When I make that run, I do it in several ways. Sometimes I decide ahead of time on a run/walk pattern. Sometimes I run the whole way with no walk breaks. Sometimes I just leave the house and let my legs make the decision once I am on the road. I chose the latter on the last Hillbilly Heaven run.
I thought it was going to be a lot of walking for sure when I first shuffled out of my driveway onto the street and headed west towards Highway 82. My legs felt weak and my mind was uncertain. But like they did on the journey run, the legs felt better and better after I warmed up. I ran the whole way. It wasn't pretty and it wasn't fast, but I did it.
I made it out of town and onto Humphrey's Highway with some fatigue but also with the idea that I could shuffle all the way. Writing this I just realized that I have never seen the name "Humphrey's Highway" on any map, and I look at maps a lot. I love maps. I had just as soon look at a map as look at a woman. Officially it is Highway 430, but all my life I have never heard it called anything but Humphrey's Highway. I don't even know who Humphrey is/was. He may have been a representative or a supervisor or a governor even and the road was named after him to honor his service. Or it may have been called that in jest like a lonely county road I often travel is dubbed the McKellum-Greene Expressway. I don't remember who McKellum was only that he wielded some sort of political power. Greene was a State Representative who lived on the lonely road that even now, forty years later, leads only to catfish ponds where dead raccoons outnumber living people. While these two gentlemen were in office, they were instrumental in having that road paved. At the taxpayers' expense of course.
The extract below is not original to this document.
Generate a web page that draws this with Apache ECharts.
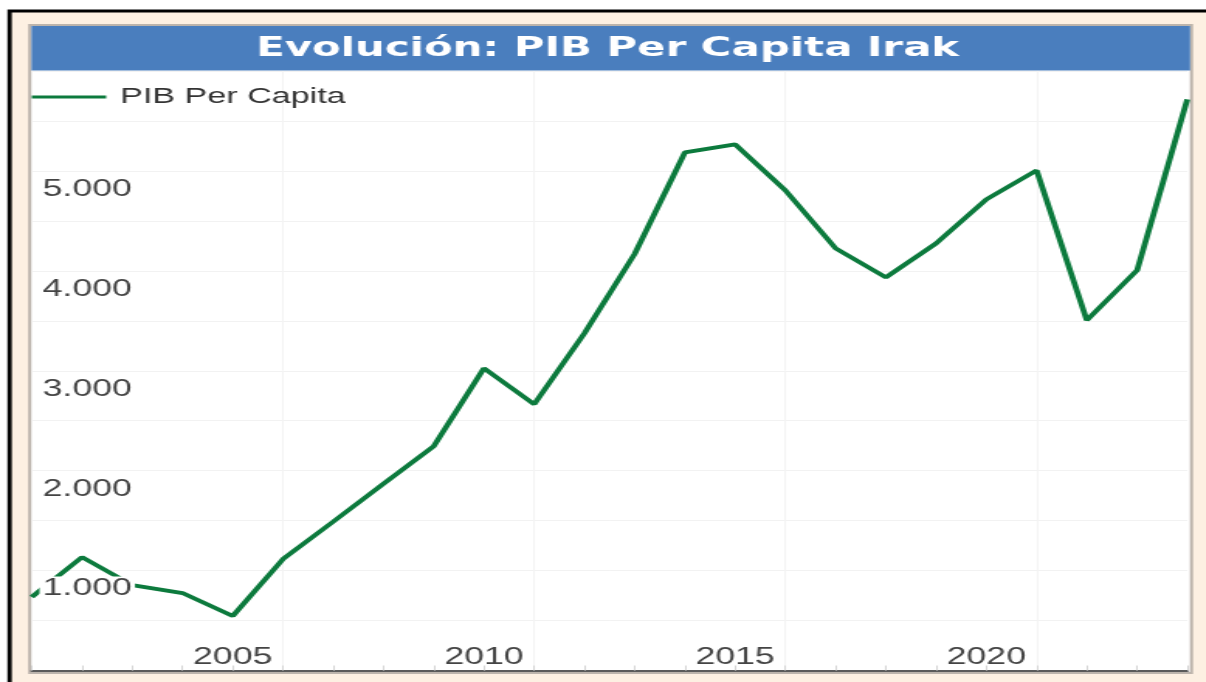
<!DOCTYPE html>
<html>
<head>
<meta charset="utf-8">
<title>Evolución: PIB Per Capita Irak</title>
<script src="https://cdn.jsdelivr.net/npm/echarts@6/dist/echarts.min.js"></script>
<style>
  html, body { margin: 0; padding: 0; background: #fff; overflow: hidden; }
  /* the reference picture is stretched sideways, so the chart is drawn narrow and widened */
  #chart { width: 778px; height: 682px; transform: scaleX(1.55); transform-origin: 0 0; }
</style>
</head>
<body>
<div id="chart"></div>
<script>
// datos
const years = ['2001', '2002', '2003', '2004', '2005', '2006', '2007', '2008', '2009', '2010', '2011', '2012',
  '2013', '2014', '2015', '2016', '2017', '2018', '2019', '2020', '2021', '2022', '2023', '2024'];
const gdpPerCapita = [735, 1135, 855, 775, 545, 1115, 1490, 1870, 2245, 3025, 2665, 3375,
  4170, 5185, 5265, 4805, 4225, 3935, 4275, 4715, 5005, 3505, 4005, 5715];
const yLabelValues = [1000, 2000, 3000, 4000, 5000];
const xLabelYears = [2005, 2010, 2015, 2020];
const xGridYears = [2006, 2011, 2016, 2021];

const green = '#0c7a3d';

function fmt(v) {
  return String(v).replace(/\B(?=(\d{3})+(?!\d))/g, '.');
}

let myChart = echarts.init(document.getElementById('chart'));
myChart.setOption({
  backgroundColor: '#fff',
  animation: false,
  graphic: [
    { type: 'rect', z: -10, shape: { x: 4.8, y: 9.5, width: 800, height: 700 }, style: { fill: '#000' } },
    { type: 'rect', z: -9, shape: { x: 7.6, y: 12.5, width: 800, height: 700 }, style: { fill: '#fdf0e2' } },
    { type: 'rect', z: -8, shape: { x: 19.2, y: 25, width: 749.5, height: 648 }, style: { fill: '#fff', stroke: '#bcb4ac', lineWidth: 2 } },
    { type: 'rect', z: -7, shape: { x: 20.3, y: 26, width: 747.5, height: 44.5 }, style: { fill: '#4a7ebe' } }
  ],
  title: {
    text: 'Evolución: PIB Per Capita Irak',
    left: 392,
    top: 35,
    textAlign: 'center',
    padding: 0,
    textStyle: { color: '#fff', fontSize: 27, fontWeight: 'bold', fontFamily: 'DejaVu Sans' }
  },
  legend: {
    data: ['PIB Per Capita'],
    left: 20.5,
    top: 86,
    padding: 0,
    icon: 'rect',
    itemWidth: 48,
    itemHeight: 3,
    textStyle: { color: '#333', fontSize: 22, fontFamily: 'Liberation Sans', padding: [0, 0, 0, 4] }
  },
  grid: { left: 20.5, right: 12, top: 71, bottom: 11.5 },
  xAxis: {
    type: 'category',
    data: years,
    boundaryGap: false,
    axisLine: { lineStyle: { color: '#5a5a5a', width: 2 } },
    axisTick: { inside: true, length: 5, interval: 0, lineStyle: { color: '#d6d6d6' } },
    axisLabel: {
      inside: true,
      margin: 1,
      interval: (i, v) => xLabelYears.includes(Number(v)),
      color: '#444',
      fontSize: 23,
      fontFamily: 'Liberation Sans'
    },
    splitLine: {
      show: true,
      interval: (i, v) => xGridYears.includes(Number(v)),
      lineStyle: { color: '#f4f4f4', width: 1 }
    }
  },
  yAxis: [
    {
      type: 'value',
      min: 0,
      max: 6000,
      interval: 500,
      axisLine: { show: false },
      axisTick: { show: false },
      axisLabel: { show: false },
      splitLine: { lineStyle: { color: '#f2f2f2' } }
    },
    {
      type: 'value',
      position: 'left',
      min: 0,
      max: 6000,
      interval: 1000,
      z: 5,
      axisLine: { show: false },
      axisTick: { show: false },
      splitLine: { show: false },
      axisLabel: {
        inside: true,
        margin: 5,
        verticalAlign: 'top',
        padding: [6, 0, 0, 0],
        formatter: v => yLabelValues.includes(v) ? '{b|' + fmt(v) + '}' : '',
        rich: {
          b: { backgroundColor: '#fff', padding: [1, 2, 1, 2], fontSize: 23, color: '#444', fontFamily: 'Liberation Sans' }
        }
      }
    }
  ],
  series: [
    {
      name: 'PIB Per Capita',
      type: 'line',
      data: gdpPerCapita,
      yAxisIndex: 0,
      symbol: 'none',
      itemStyle: { color: green },
      lineStyle: { color: green, width: 3.8 }
    }
  ]
});
</script>
</body>
</html>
I was thinking none of that, however, when I shuffled onto Humphrey's Highway and headed south into the warm wind. What was on my mind was heat acclimation and hill running ability. A couple of months back, my heat enduring abilities were at an all-time high. Despite being the day before Christmas, I needed that now, and I wondered if it was indeed warm enough to extend or preserve that fitness niche. About the hills, I have never been very good at them. My legs are too weak, my Vo2 max is too low, and my belly is too large for good climbing ability. The hill one must negotiate to leave the Delta and enter the loess bluffs that tower over Mississippi's flat lands is a difficult one even in a car. When I run that thing, it always wipes me out.
Actually, I was already wiped out when I jogged up to the bottom of the monster with 11.82 miles of shuffling on my legs. Don't forget, one of my goals for this winter is too run up that thing four times in one day. I did that once when I was in my twenties. Late last summer, I made it up twice and came back a couple of weeks later thinking I could do three times only to fail at one and a half times up. I walked down that day in defeat, but vowed to come back more fit and less fat. Today was different, however, in that I had run all the way from town. I really don't remember how long it has been since I ran all the way from home and then up the hill. But I did it. My time on the Big Hill Mile, as I call it, was a miserable 13:16. But I did it.
Not only that, but I continued to shuffle past Acey's Store. Now matter how fit or how young I once was, I never had anything left after running that hill. Now I had one thing left: audacity. I am going to shuffle in no matter how pitiful I look or feel doing it. And I did it. When I got the the house at Hillbilly Heaven, my granddaughter ran out with arms wide open.
"Poppy!" she said running towards me.
"I'm soaking wet, Sweetie," I protested. "Hug me after I take a shower."
And she did. And so did my grandson. It was a good run, a good day, a good evening. Total run was 15.7 miles. Total hugs from my granddaughter about a dozen. Life is good.